Too each their own, and jsut a thought.


Vapor Barrier (post #207116, reply #3 of 9)

I suppose a vapor barrier under the pallets or even a floor for that matter might be a good idea if you live in a wet area with high ground water and thus soil moist.  Wish I have thought of that before.  Then again I have not notice any ill effects of not having it.


+1 for using old (post #207116, reply #4 of 9)

+1 for using old pallets.

The OP descriptin is a Taj Mahal of woodsheds, i guess fine if ya got lotsa $$ to spend or can get 12x12 free. 

You haven't described your (post #207116, reply #6 of 9)

You haven't described your wall design. Will it let air through? I've found that to be an important issue.

With mine I used rough sawn 2X6 fir with 4" of space between. Seems to work well.

firewood shed walls (post #207116, reply #7 of 9)

Scott wrote:

You haven't described your wall design. Will it let air through? I've found that to be an important issue.

With mine I used rough sawn 2X6 fir with 4" of space between. Seems to work well.

Rough sawn pine 1"x4" no space because of the snow drifting into the building but the two 7'wide ends will stay open with big doors in summer and then closed for the winter.
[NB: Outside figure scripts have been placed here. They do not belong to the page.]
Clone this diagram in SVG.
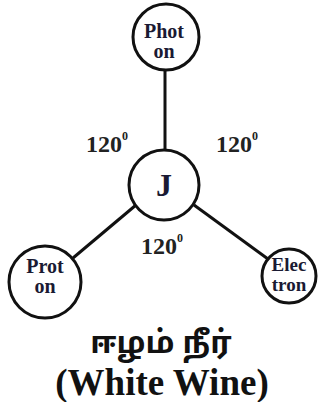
<svg xmlns="http://www.w3.org/2000/svg" width="323" height="402" viewBox="0 0 323 402">
<rect width="323" height="402" fill="#fff"/>
<g id="connectors" stroke="#111" stroke-width="3">
<line x1="165" y1="70" x2="165" y2="150"/>
<line x1="136" y1="205" x2="73" y2="258"/>
<line x1="194" y1="205" x2="268" y2="259"/>
</g>
<g id="photon"><circle cx="166" cy="37" r="33" fill="#fff" stroke="#111" stroke-width="3"/><text x="164" y="38" font-family="Liberation Serif, serif" font-weight="bold" font-size="20" fill="#1a1a33" text-anchor="middle">Phot</text><text x="164" y="58" font-family="Liberation Serif, serif" font-weight="bold" font-size="20" fill="#1a1a33" text-anchor="middle">on</text></g>
<g id="j"><circle cx="164" cy="185" r="35" fill="#fff" stroke="#111" stroke-width="3"/><text x="164" y="196" font-family="Liberation Serif, serif" font-weight="bold" font-size="32" fill="#1a1a33" text-anchor="middle">J</text></g>
<g id="proton"><circle cx="45" cy="282" r="36" fill="#fff" stroke="#111" stroke-width="3"/><text x="45" y="273" font-family="Liberation Serif, serif" font-weight="bold" font-size="20" fill="#1a1a33" text-anchor="middle">Prot</text><text x="45" y="293" font-family="Liberation Serif, serif" font-weight="bold" font-size="20" fill="#1a1a33" text-anchor="middle">on</text></g>
<g id="electron"><circle cx="289" cy="276" r="27" fill="#fff" stroke="#111" stroke-width="3"/><text x="289" y="271" font-family="Liberation Serif, serif" font-weight="bold" font-size="19" fill="#1a1a33" text-anchor="middle">Elec</text><text x="289" y="291" font-family="Liberation Serif, serif" font-weight="bold" font-size="19" fill="#1a1a33" text-anchor="middle">tron</text></g>
<text x="86" y="152" font-family="Liberation Serif, serif" font-weight="bold" font-size="24" fill="#222">120<tspan font-size="12" dy="-12">0</tspan></text>
<text x="216" y="152" font-family="Liberation Serif, serif" font-weight="bold" font-size="24" fill="#222">120<tspan font-size="12" dy="-12">0</tspan></text>
<text x="141" y="254" font-family="Liberation Serif, serif" font-weight="bold" font-size="24" fill="#222">120<tspan font-size="12" dy="-12">0</tspan></text>
<text x="161" y="353" font-family="Noto Sans Tamil, sans-serif" font-weight="bold" font-size="31" fill="#111" text-anchor="middle">ஈழம் நீர்</text>
<text x="162" y="395" font-family="Liberation Serif, serif" font-weight="bold" font-size="37" fill="#111" text-anchor="middle">(White Wine)</text>
</svg>
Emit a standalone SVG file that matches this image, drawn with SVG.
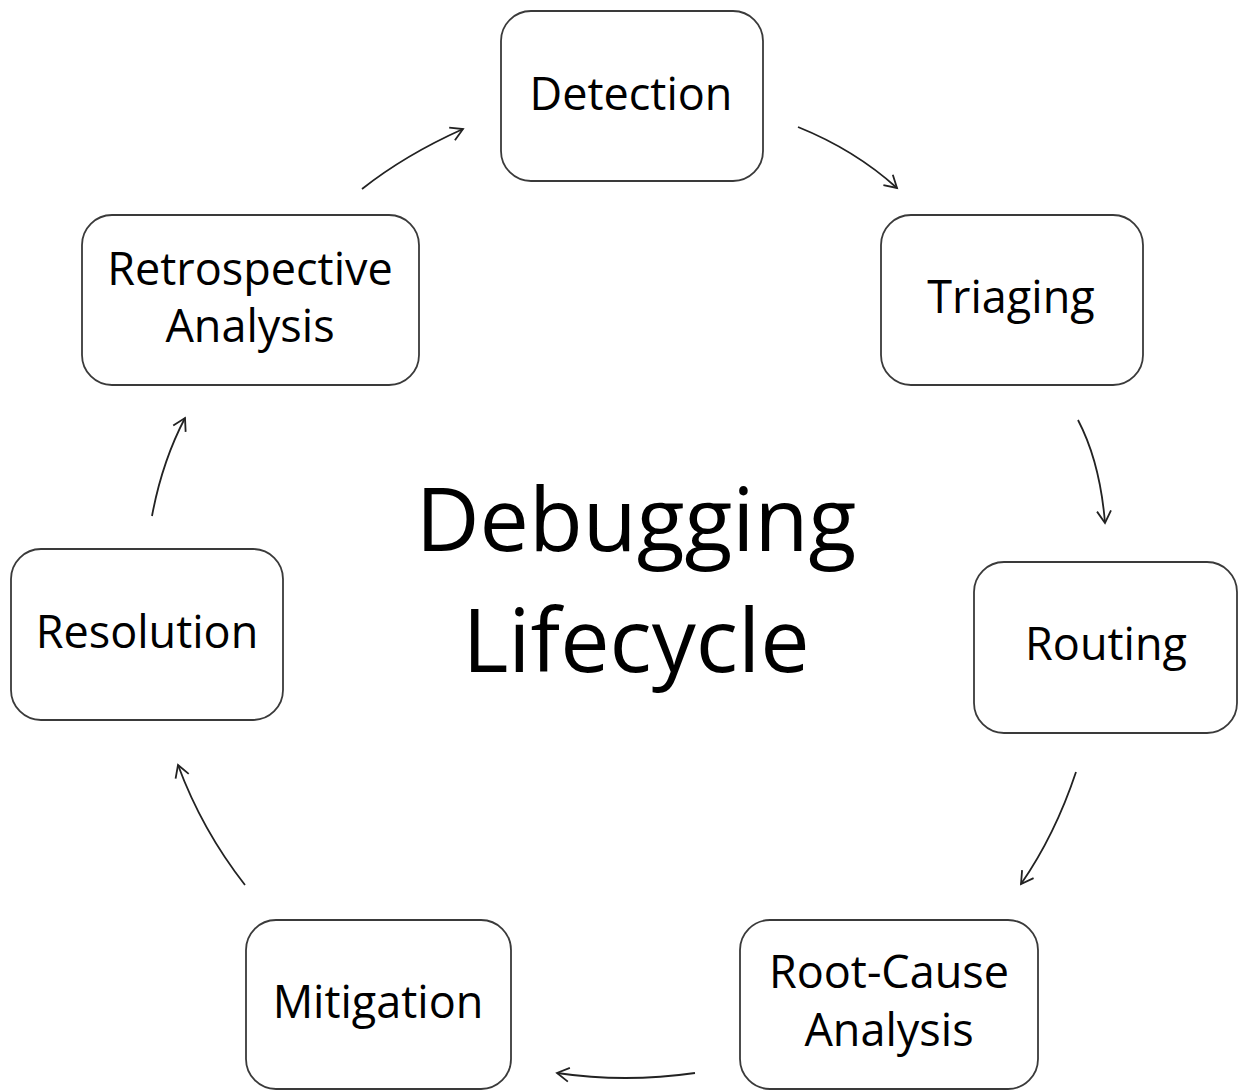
<svg xmlns="http://www.w3.org/2000/svg" width="1238" height="1090" viewBox="0 0 1238 1090">
<style>
.box{fill:#fff;stroke:#3a3a3a;stroke-width:1.8}
.lbl{font-family:"Open Sans","Liberation Sans",sans-serif;font-size:45px;fill:#000;text-anchor:middle}
.title{font-family:"Open Sans","Liberation Sans",sans-serif;font-size:88px;fill:#000;text-anchor:middle}
.arr{fill:none;stroke:#222;stroke-width:1.8;marker-end:url(#ah)}
</style>
<defs>
<marker id="ah" markerUnits="userSpaceOnUse" markerWidth="20" markerHeight="20" refX="13" refY="8" orient="auto" viewBox="0 0 20 16">
<path d="M1,1 L13,8 L1,15" fill="none" stroke="#222" stroke-width="1.8"/>
</marker>
</defs>
<rect width="1238" height="1090" fill="#fff"/>
<g id="connectors">
<path class="arr" d="M362,189 Q405,155 463,129"/>
<path class="arr" d="M798,127 Q855,150 897,188"/>
<path class="arr" d="M1078,420 Q1100,462 1105,523"/>
<path class="arr" d="M1076,772 Q1055,835 1021,884"/>
<path class="arr" d="M695,1073 Q625,1083 557,1073"/>
<path class="arr" d="M245,885 Q202,830 178,765"/>
<path class="arr" d="M152,516 Q162,462 185,418"/>
</g>
<g id="detection"><rect class="box" x="501" y="11" width="262" height="170" rx="30"/><text class="lbl" x="631" y="110">Detection</text></g>
<g id="triaging"><rect class="box" x="881" y="215" width="262" height="170" rx="30"/><text class="lbl" x="1011" y="313">Triaging</text></g>
<g id="routing"><rect class="box" x="974" y="562" width="263" height="171" rx="30"/><text class="lbl" x="1106" y="660">Routing</text></g>
<g id="root-cause"><rect class="box" x="740" y="920" width="298" height="169" rx="30"/><text class="lbl" x="889" y="988">Root-Cause</text><text class="lbl" x="889" y="1046">Analysis</text></g>
<g id="mitigation"><rect class="box" x="246" y="920" width="265" height="169" rx="30"/><text class="lbl" x="378" y="1018">Mitigation</text></g>
<g id="resolution"><rect class="box" x="11" y="549" width="272" height="171" rx="30"/><text class="lbl" x="147" y="648">Resolution</text></g>
<g id="retrospective"><rect class="box" x="82" y="215" width="337" height="170" rx="30"/><text class="lbl" x="250" y="285">Retrospective</text><text class="lbl" x="250" y="342">Analysis</text></g>
<g id="title"><text class="title" x="636" y="551">Debugging</text><text class="title" x="636" y="672">Lifecycle</text></g>
</svg>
In drying out the 1x4s give enough space for a good ventilation without letting much snow in.

No sides (post #207116, reply #8 of 9)

I too can have some problems with snow blowing into the shed, but it is cold outside and it does not melt right away so the wood stays dry.  And if the shed is not full then the snow just falls on the nearby pallets.  If the shed is full I might through a small tarp on the side most pron to snow.

I like not having sides on the shed.  You get maximum air flow.  I often cut green wood as part of logging or thinning projects and some of it goes straight into the shed.  If you stack green wood in a closed shed fungus grows on the cut ends, not good.  I also like to be able to stack wood on one end of the shed one year and draw dry wood for the winter out of the other end,  Then reverse the process the next year.  And some times I draw wood out of the middle of the shed.  Makes things easy.  Easy to load the shed, easy to get your wood out.

Maybe one wall on the side of the prevailing wind?


Careful with 1 X 4 (post #207116, reply #9 of 9)

Careful with 1 X 4 !!!!

Don't make the same mistake as me. I started with 1 X 6 and learned that by the time the shed was stacked full the walls looked like Dizzy Gillespie's cheeks. Then I had to redo them with 2X and they're fine.

I'd also rethink the buisness about gaps between boards. By the time Winter hits, a bit of snow blowing in shouldn't hurt anything. The wood will already be dry and frozen so won't take on much moisture.

But during the warm months, when you really want moisture to escape, it's important to allow circulation.